For $f(x) = x^4 -x ^2 - 2 = (x^2-2)(x^2+1)$ in $\Bbb Q$, show that $\Bbb Q(\sqrt{2}, i)$ is the splitting field.
I can see that the field is $\{a+b\sqrt{2} + i(c+d\sqrt{2}): a,b,c,d \in \Bbb Q\}$ and that $f(x)$ splits in it, but I don't know how to show that it's the smallest field extension that $f(x)$ splits in.
Anyone have any ideas?
On
Maybe the answer is hiding behind the definition of the splitting field of a polynomial $f$. That is, given an extension $\mathbb{L} / \mathbb{K}$ and a polynomial $f \in \mathbb{K}[x]$, $\mathbb{L}$ is a splitting field of $f$, if $\mathbb{L}$ is generated over $\mathbb{K}$ by the roots $\{α_{1},...,α_{k}\}$ of $f$, in other words, $\mathbb{K}(α_{1},...,α_{k}) = \mathbb{L}$.

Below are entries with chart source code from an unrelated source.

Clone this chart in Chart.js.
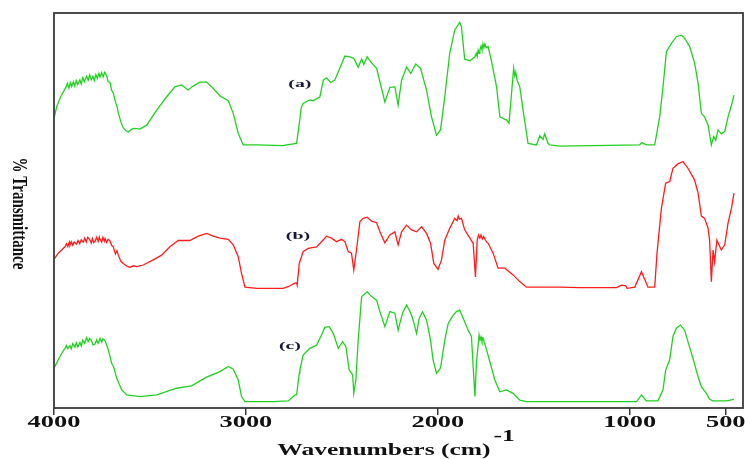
<!DOCTYPE html>
<html>
<head>
<meta charset="utf-8">
<script src="https://cdn.jsdelivr.net/npm/chart.js@4.4.1/dist/chart.umd.min.js"></script>
<style>
  html, body { margin: 0; padding: 0; background: #fff; }
  #wrap { width: 745px; height: 459px; }
</style>
</head>
<body>
<div id="wrap"><canvas id="ftir-chart" width="745" height="459"></canvas></div>
<script>
// tick labels on the wavenumber axis
const xTicks = [4000, 3000, 2000, 1000, 500];
const seriesNames = ['(a)', '(b)', '(c)'];

// spectrum (a), green, top
const waveA = [4000, 3986, 3965, 3937, 3930, 3922, 3915, 3908, 3899, 3892, 3884, 3876, 3865, 3858, 3850, 3842, 3830, 3822, 3814, 3806, 3797, 3790, 3782, 3774, 3766, 3760, 3752, 3744, 3736, 3726, 3718, 3708,
  3700, 3691, 3680, 3672, 3665, 3652, 3639, 3625, 3613, 3595, 3578, 3552, 3517, 3465, 3413, 3370, 3335, 3301, 3275, 3240, 3205, 3170, 3135, 3092, 3066, 3040, 3014, 2944, 2806, 2788, 2736, 2722,
  2712, 2702, 2667, 2650, 2615, 2597, 2580, 2559, 2537, 2511, 2484, 2458, 2438, 2415, 2397, 2386, 2368, 2345, 2319, 2302, 2276, 2250, 2224, 2207, 2189, 2163, 2141, 2115, 2090, 2059, 2033, 2007, 1986,
  1964, 1938, 1912, 1886, 1877, 1860, 1833, 1807, 1800, 1795, 1790, 1785, 1781, 1775, 1770, 1765, 1760, 1755, 1748, 1738, 1720, 1694, 1677, 1642, 1629, 1616, 1605, 1599, 1594, 1587, 1573, 1556, 1530,
  1486, 1469, 1452, 1443, 1426, 1417, 1365, 948, 939, 913, 870, 844, 827, 809, 783, 757, 731, 714, 688, 662, 644, 627, 610, 592, 575, 563, 552, 540, 523, 505, 488, 470, 457];
const transA = [73.3, 76.3, 78.8, 81.3, 82.2, 81.0, 82.4, 81.4, 82.6, 81.5, 82.9, 81.9, 83.1, 82.0, 83.6, 82.6, 84.0, 83.0, 84.3, 83.1, 84.0, 82.9, 84.4, 83.4, 84.7, 83.8, 84.9, 83.8, 85.0, 84.2, 82.6, 82.4,
  80.5, 79.7, 77.5, 76.4, 74.7, 72.5, 70.9, 70.2, 69.9, 70.6, 70.8, 70.6, 71.6, 75.4, 78.8, 81.3, 81.8, 80.5, 81.5, 82.5, 82.5, 80.9, 79.0, 77.8, 74.6, 69.5, 66.6, 66.6, 66.4, 66.6, 67.0, 72.0,
  76.0, 77.1, 78.0, 77.8, 78.7, 83.0, 83.6, 82.4, 83.0, 86.0, 89.1, 88.9, 88.5, 86.3, 88.3, 87.0, 88.9, 87.3, 86.0, 82.6, 77.5, 81.2, 81.3, 76.7, 83.0, 86.3, 84.7, 87.1, 86.0, 80.5, 73.7, 69.1, 70.4,
  78.8, 89.8, 95.7, 97.6, 96.5, 88.3, 87.9, 88.9, 89.8, 89.0, 90.6, 89.8, 90.6, 91.6, 90.7, 92.2, 91.2, 92.1, 91.2, 91.5, 87.7, 81.3, 73.7, 72.9, 72.1, 79.7, 86.0, 84.0, 85.0, 83.0, 81.3, 75.4, 67.0,
  66.6, 68.9, 68.0, 69.4, 67.0, 66.6, 66.3, 66.6, 67.2, 66.6, 66.6, 73.7, 81.3, 90.2, 92.3, 94.0, 94.4, 93.6, 91.5, 87.3, 82.2, 74.6, 73.7, 71.6, 66.6, 68.7, 67.8, 70.4, 69.4, 70.0, 73.7, 76.7, 79.2];

// spectrum (b), red, middle
const waveB = [4000, 3978, 3960, 3943, 3935, 3928, 3920, 3917, 3910, 3902, 3895, 3882, 3875, 3866, 3858, 3847, 3840, 3832, 3824, 3813, 3806, 3800, 3793, 3786, 3778, 3770, 3764, 3760, 3752, 3745, 3738, 3734, 3726, 3718, 3708,
  3700, 3691, 3680, 3672, 3665, 3652, 3639, 3620, 3604, 3585, 3569, 3535, 3483, 3439, 3396, 3353, 3292, 3248, 3205, 3170, 3135, 3092, 3066, 3040, 3023, 3005, 2944, 2806, 2780, 2745, 2736, 2733,
  2722, 2702, 2676, 2632, 2606, 2580, 2554, 2528, 2502, 2484, 2467, 2450, 2438, 2424, 2406, 2389, 2368, 2345, 2319, 2302, 2276, 2250, 2224, 2207, 2189, 2163, 2137, 2111, 2085, 2059, 2038, 2021, 1999,
  1981, 1964, 1938, 1912, 1900, 1894, 1888, 1877, 1860, 1833, 1816, 1804, 1795, 1788, 1781, 1775, 1768, 1761, 1750, 1738, 1712, 1686, 1651, 1608, 1573, 1538, 1365, 1261, 1069, 1043, 1021, 1014,
  974, 939, 905, 870, 858, 835, 813, 792, 775, 749, 723, 697, 662, 644, 627, 610, 592, 584, 575, 566, 558, 546, 523, 505, 488, 470, 457];
const transB = [37.6, 39.2, 40.0, 40.8, 41.6, 40.9, 42.0, 41.2, 42.1, 41.2, 42.0, 41.5, 42.4, 41.6, 42.6, 42.0, 43.0, 42.0, 43.2, 42.6, 41.8, 42.9, 41.9, 42.2, 43.2, 42.2, 43.3, 42.7, 42.0, 43.2, 42.2, 42.9, 41.9, 42.7, 42.3,
  41.2, 40.8, 39.0, 39.8, 38.7, 37.2, 36.6, 35.9, 35.6, 36.0, 35.8, 36.2, 37.5, 38.7, 40.8, 42.4, 42.4, 43.5, 44.2, 43.5, 43.0, 42.7, 41.3, 38.3, 34.1, 30.6, 30.3, 30.3, 30.7, 31.6, 31.7, 31.1,
  36.6, 39.6, 40.4, 40.8, 42.1, 43.5, 43.0, 42.1, 42.7, 42.1, 39.6, 39.2, 34.9, 40.0, 47.2, 48.0, 48.3, 47.3, 46.9, 44.6, 41.8, 43.8, 44.6, 41.3, 44.6, 46.3, 45.1, 44.6, 45.9, 44.2, 41.7, 36.6, 35.1,
  37.5, 42.5, 45.5, 48.0, 47.4, 48.6, 47.8, 48.0, 45.1, 43.0, 41.7, 33.2, 42.5, 43.8, 43.0, 43.8, 42.8, 43.4, 42.3, 41.7, 39.2, 35.4, 35.4, 33.7, 32.0, 30.6, 30.6, 30.5, 30.5, 31.1, 30.9, 30.3,
  30.6, 34.5, 30.6, 30.6, 39.2, 50.6, 56.9, 57.3, 60.7, 61.8, 62.4, 60.7, 57.7, 54.4, 48.6, 48.0, 45.5, 42.5, 32.0, 40.0, 37.0, 42.5, 40.0, 41.3, 46.8, 50.6, 54.4];

// spectrum (c), green, bottom
const waveC = [4000, 3978, 3960, 3943, 3935, 3928, 3917, 3910, 3902, 3891, 3884, 3876, 3865, 3858, 3850, 3840, 3830, 3822, 3814, 3804, 3797, 3786, 3778, 3770, 3760, 3752, 3745, 3734, 3726,
  3717, 3708, 3700, 3690, 3673, 3660, 3647, 3621, 3552, 3465, 3361, 3283, 3205, 3135, 3092, 3066, 3040, 3023, 3005, 2858, 2780, 2762, 2745, 2736, 2722,
  2719, 2702, 2667, 2632, 2606, 2589, 2566, 2545, 2519, 2496, 2479, 2462, 2444, 2438, 2427, 2415, 2397, 2368, 2345, 2319, 2302, 2276, 2250, 2224, 2207, 2184, 2163, 2141, 2129, 2111, 2097, 2080, 2059,
  2038, 2025, 2007, 1986, 1964, 1946, 1920, 1903, 1886, 1868, 1842, 1825, 1807, 1799, 1785, 1780, 1775, 1770, 1764, 1746, 1729, 1703, 1677, 1642, 1608, 1573, 1538, 1365, 965, 939, 913, 853,
  827, 813, 792, 775, 757, 736, 714, 697, 671, 644, 627, 601, 584, 566, 497, 457];
const transC = [10.1, 12.2, 13.8, 15.1, 15.8, 15.0, 15.8, 15.0, 16.3, 15.4, 16.5, 15.5, 16.6, 15.7, 17.2, 16.4, 17.8, 16.8, 17.6, 17.0, 16.0, 16.2, 17.3, 16.4, 17.6, 16.7, 17.5, 17.0, 16.0,
  14.7, 13.0, 11.3, 10.5, 7.5, 6.0, 4.6, 3.3, 2.9, 3.3, 5.0, 5.6, 7.8, 9.2, 10.5, 9.8, 7.1, 2.9, 1.6, 1.6, 1.8, 2.5, 3.3, 3.3, 8.8,
  9.6, 13.4, 15.1, 15.9, 18.5, 20.4, 20.6, 18.9, 15.1, 16.8, 15.5, 9.6, 8.4, 3.7, 7.1, 17.2, 28.2, 29.4, 28.2, 27.3, 24.4, 20.6, 24.4, 24.0, 19.7, 24.0, 26.1, 24.0, 22.3, 18.9, 22.7, 24.4, 22.3,
  17.2, 12.2, 8.8, 10.1, 17.2, 21.4, 23.5, 24.4, 24.8, 22.7, 19.7, 18.1, 2.9, 11.3, 18.5, 17.2, 18.0, 16.9, 17.6, 14.7, 11.7, 7.1, 4.1, 4.6, 3.7, 2.0, 1.6, 1.6, 1.6, 3.3, 1.8, 1.8,
  4.6, 9.6, 12.2, 18.1, 20.2, 21.0, 19.7, 16.8, 12.6, 7.9, 5.4, 3.7, 2.2, 1.8, 1.8, 2.2];

// where the (a)/(b)/(c) tags sit, in axis units
const tagWave = [2719, 2729, 2771];
const tagTrans = [82.0, 43.5, 15.7];

const toPoints = (w, t) => w.map((x, i) => ({ x: x, y: t[i] }));

const serif = '"Liberation Serif", "Times New Roman", serif';

// draws the stretched bold serif text the way the scanned figure shows it
const drawWide = (ctx, text, x, y, size, stretch, align) => {
  ctx.save();
  ctx.font = 'bold ' + size + 'px ' + serif;
  ctx.textBaseline = 'middle';
  const w = ctx.measureText(text).width * stretch;
  let left = x;
  if (align === 'center') left = x - w / 2;
  ctx.translate(left, y);
  ctx.scale(stretch, 1);
  ctx.textAlign = 'left';
  ctx.fillText(text, 0, 0);
  ctx.restore();
  return w;
};

const decorPlugin = {
  id: 'decor',
  afterDraw(chart) {
    const ctx = chart.ctx;
    const area = chart.chartArea;
    const xs = chart.scales.x;
    const ys = chart.scales.y;

    // frame
    ctx.save();
    ctx.strokeStyle = '#3a3a3a';
    ctx.lineWidth = 1.8;
    ctx.strokeRect(area.left, area.top, area.right - area.left, area.bottom - area.top);
    ctx.restore();

    // tick labels
    ctx.fillStyle = '#111';
    xTicks.forEach(v => {
      drawWide(ctx, String(v), xs.getPixelForValue(v), 423, 16, 1.65, 'center');
    });

    // x title with superscript
    ctx.save();
    ctx.font = 'bold 17px ' + serif;
    const mainW = ctx.measureText('Wavenumbers (cm)').width * 1.5;
    const supW = ctx.measureText('-1').width * 1.5;
    ctx.restore();
    const cx = (area.left + area.right) / 2 - 4;
    const startX = cx - (mainW + supW) / 2;
    drawWide(ctx, 'Wavenumbers (cm)', startX, 451, 17, 1.5, 'left');
    drawWide(ctx, '-1', startX + mainW + 3, 437, 17, 1.5, 'left');

    // y title, reading downwards
    ctx.save();
    ctx.translate(18, (area.top + area.bottom) / 2 + 3);
    ctx.rotate(Math.PI / 2);
    ctx.scale(1, 1.4);
    ctx.font = 'bold 15px ' + serif;
    ctx.textAlign = 'center';
    ctx.textBaseline = 'middle';
    ctx.fillStyle = '#111';
    ctx.fillText('% Transmittance', 0, 0);
    ctx.restore();

    // series tags
    ctx.fillStyle = '#16163a';
    seriesNames.forEach((name, i) => {
      drawWide(ctx, name, xs.getPixelForValue(tagWave[i]), ys.getPixelForValue(tagTrans[i]), 11, 1.8, 'center');
    });
  }
};

const chartInit = () => {
  const ctx = document.getElementById('ftir-chart').getContext('2d');
  new Chart(ctx, {
    type: 'line',
    data: {
      datasets: [
        { label: seriesNames[0], data: toPoints(waveA, transA), borderColor: '#22d022', borderWidth: 1.3 },
        { label: seriesNames[1], data: toPoints(waveB, transB), borderColor: '#ff1c1c', borderWidth: 1.3 },
        { label: seriesNames[2], data: toPoints(waveC, transC), borderColor: '#22d022', borderWidth: 1.3 }
      ]
    },
    options: {
      responsive: false,
      animation: false,
      elements: {
        point: { radius: 0 },
        line: { tension: 0 }
      },
      layout: {
        padding: { left: 54, top: 13, right: 2, bottom: 0 }
      },
      plugins: {
        legend: { display: false },
        tooltip: { enabled: false }
      },
      scales: {
        x: {
          type: 'linear',
          reverse: true,
          min: 410,
          max: 4000,
          border: { display: false },
          grid: {
            display: true,
            drawOnChartArea: false,
            drawTicks: true,
            tickLength: 7,
            color: '#3a3a3a',
            lineWidth: 1.5
          },
          ticks: { display: false },
          afterBuildTicks: scale => {
            scale.ticks = xTicks.map(v => ({ value: v }));
          },
          afterFit: scale => {
            scale.height = 51;
          }
        },
        y: {
          display: false,
          min: 0,
          max: 100
        }
      }
    },
    plugins: [decorPlugin]
  });
};

chartInit();
</script>
</body>
</html>
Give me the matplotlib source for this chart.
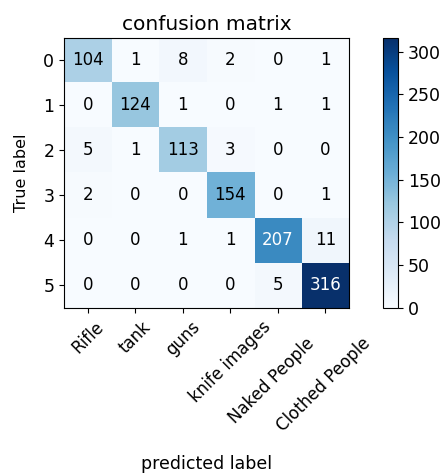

If you check the definition of a field after adjoining a number of roots you'll get your answer.
The splitting field of $f$ is generated over $\Bbb Q$ by the roots $\{±\sqrt 2, i\}$ of $f$. Therefore it is $\Bbb Q(\sqrt 2, i)$.
Indeed, if $f$ splits over $K \supset \Bbb Q$, then every root $r_j$ of $f$ belongs to $K$, so that $\Bbb Q(r_1,\dots,r_n) \subset K$.